Wednesday, March 11, 2009

Was Geronimo Tougher Than Pneumonia?

Iconic Apache warrior Geronimo is famed for his unparalleled toughness on the battlefield, but was he so tough that it took pneumonia over two decades to kill him? An unclear passage from a February 19th article in The New York Times, titled "Geronimo's Heirs Sue Secret Yale Society Over His Skull," seems to suggest that Geronimo, who died in 1909, lived his last 23 years dying of pneumonia while imprisoned.
As you can see in the above screen shot, highlighted for your viewing convenience, the last sentence of the article's eleventh paragraph reads, "He finally surrendered, with only 35 men left, to Gen. Nelson A. Miles on the New Mexico-Arizona border in 1886 and spent the rest of his life in prison, dying of pneumonia." The article and the passage were brought to the attention of the Proofreader by reader Don Martin, who, in an e-mail message, took issue with the vague phrasing of the sentence.

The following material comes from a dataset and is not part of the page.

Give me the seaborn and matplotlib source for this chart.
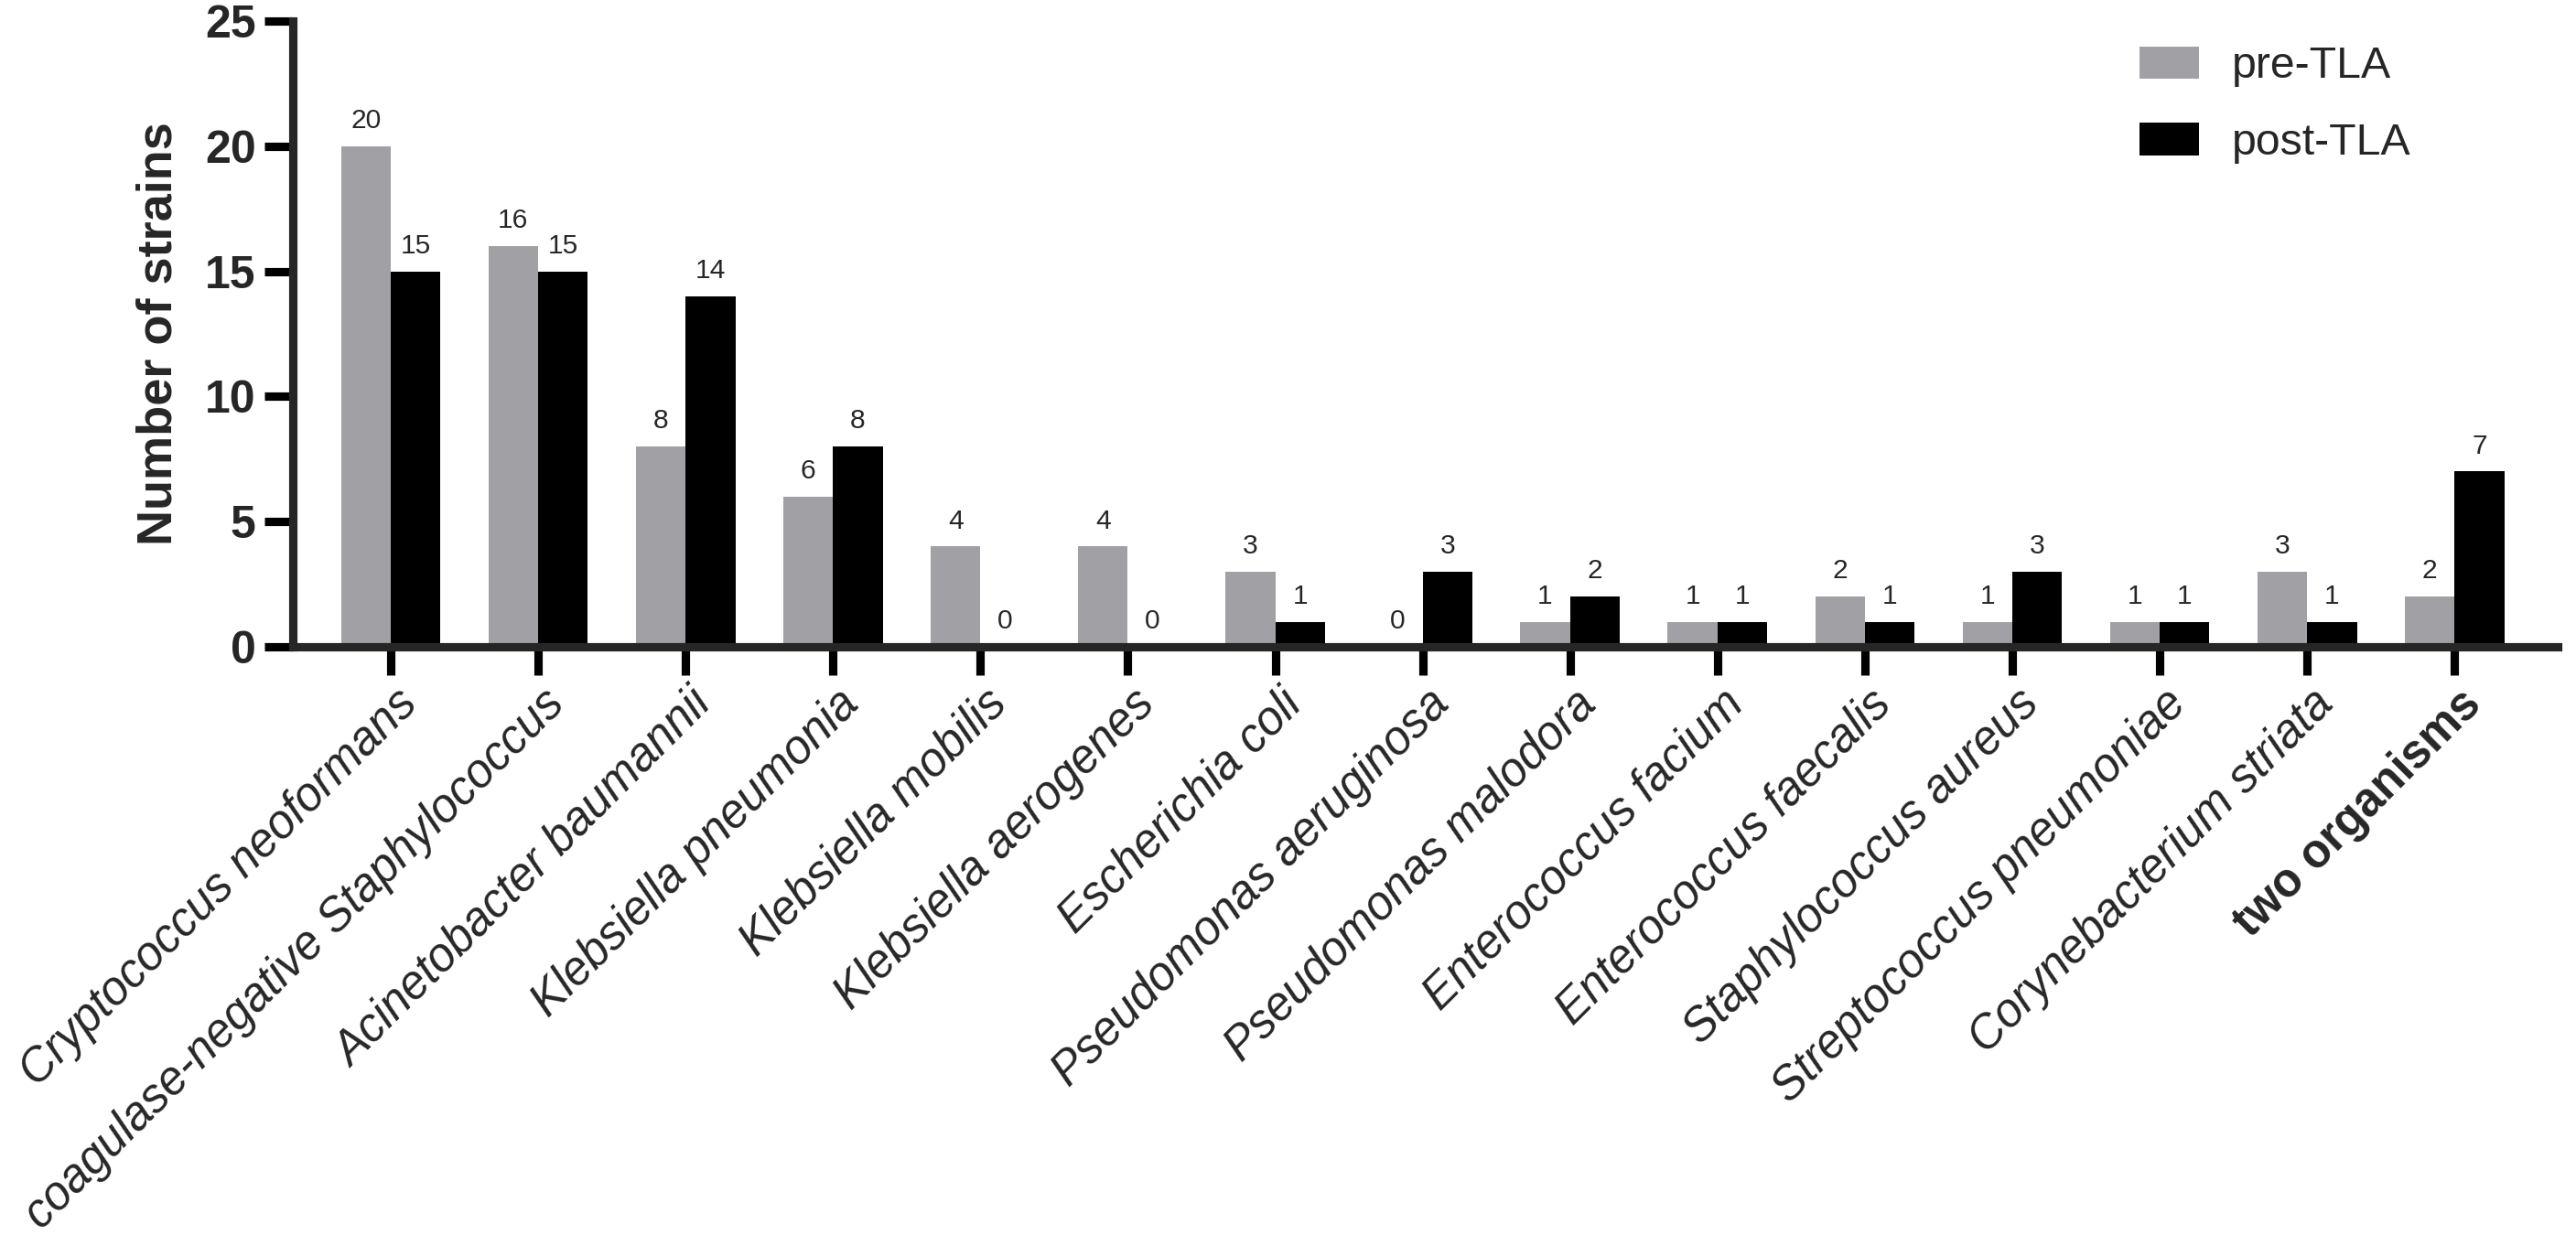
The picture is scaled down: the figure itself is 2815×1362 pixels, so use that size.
import seaborn as sns
import numpy as np
import pandas as pd
import matplotlib.pyplot as plt
from matplotlib.transforms import ScaledTranslation

# data
organisms = [
    "Cryptococcus neoformans",
    "coagulase-negative Staphylococcus",
    "Acinetobacter baumannii",
    "Klebsiella pneumonia",
    "Klebsiella mobilis",
    "Klebsiella aerogenes",
    "Escherichia coli",
    "Pseudomonas aeruginosa",
    "Pseudomonas malodora",
    "Enterococcus facium",
    "Enterococcus faecalis",
    "Staphylococcus aureus",
    "Streptococcus pneumoniae",
    "Corynebacterium striata",
    "two organisms",
]
pre_tla = [20, 16, 8, 6, 4, 4, 3, 0, 1, 1, 2, 1, 1, 3, 2]
post_tla = [15, 15, 14, 8, 0, 0, 1, 3, 2, 1, 1, 3, 1, 1, 7]
periods = ["pre-TLA", "post-TLA"]
colors = ["#a1a1a5", "#000000"]

df = pd.DataFrame({
    "organism": organisms * 2,
    "period": [periods[0]] * len(organisms) + [periods[1]] * len(organisms),
    "strains": pre_tla + post_tla,
})

sns.set_theme(style="ticks")
plt.rcParams["font.family"] = ["Liberation Sans", "DejaVu Sans"]

fig, ax = plt.subplots(figsize=(14.075, 6.81), dpi=200)
fig.subplots_adjust(left=0.1137, right=0.9929, bottom=0.481, top=0.983)

sns.barplot(data=df, x="organism", y="strains", hue="period",
            order=organisms, hue_order=periods, palette=colors,
            width=0.675, gap=0, linewidth=0, saturation=1, ax=ax)

for cont in ax.containers:
    ax.bar_label(cont, fmt="%d", padding=5, fontsize=10.8)

ax.set_ylim(0, 25)
ax.set_yticks(np.arange(0, 26, 5))
ax.set_xlim(-0.664, 14.70)
ax.set_xlabel("")
ax.set_ylabel("Number of strains", fontsize=19.5, fontweight="bold", labelpad=9)

sns.despine(ax=ax)
for side in ["left", "bottom"]:
    ax.spines[side].set_linewidth(3.3)
ax.tick_params(axis="both", direction="out", width=3.3, length=11, color="black")
ax.tick_params(axis="y", labelsize=18, pad=3.6)
ax.tick_params(axis="x", labelsize=18.3, pad=3)
for lab in ax.get_yticklabels():
    lab.set_fontweight("bold")

ax.set_xticks(range(len(organisms)))
ax.set_xticklabels(organisms, rotation=45, ha="right", va="top",
                   rotation_mode="anchor")
# small sideways nudge of the rotated labels
shift = ScaledTranslation(4 / 200, 1 / 200, fig.dpi_scale_trans)
for lab in ax.get_xticklabels():
    lab.set_fontstyle("italic")
    lab.set_transform(lab.get_transform() + shift)
last = ax.get_xticklabels()[-1]
last.set_fontstyle("normal")
last.set_fontweight("bold")

ax.legend(frameon=False, loc="upper left", bbox_to_anchor=(0.815, 0.995),
          bbox_transform=fig.transFigure, fontsize=17.4, handlelength=1.35,
          handleheight=0.75, handletextpad=0.75, labelspacing=0.8, title=None)

fig.savefig("out.png", dpi=200)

Wait, is it even possible for a human to have pneumonia for over 20 years before succumbing?

Yes, in theory. But it's not likely and it has nothing to do with how tough a person is. Geronimo could have been afflicted with some rare, lingering form of pneumonia, bronchitis or other respiratory condition such as bronchiectasis, the symptoms of which can develop very gradually. Or he could have suffered from hypersensitivity pneumonitis, a lung disease that's been known to wax and wane in patients for years.

It's even possible Geronimo suffered from tuberculosis, to which Native Americans are particularly vulnerable, or M kansasii, a chronic pulmonary infection that resembles TB and about which almost nothing was known in the late 19th and early 20th centuries. All of these conditions could have easily been mistaken for pneumonia by a doctor determining the cause of Geronimo's death for his death certificate, especially if an autopsy wasn't performed on his corpse. Due to the prevalence of respiratory infections at the time, pneumonia was commonly cited on death certificates, much like "heart attack" is a common cause of death cited on death certificates these days.

Regardless of whether or not Geronimo died a long, slow death from pneumonia or another respiratory condition, the copy in the Times story could have been less vague or even broken into two, more clear sentences. As Times deputy news editor Philip B. Corbett astutely noted in a recent blog post, "periods don't add to the word count."

The Proofreader thanks Sidney K. Stein, M.D. and reader Don Martin for sending in the vague copy.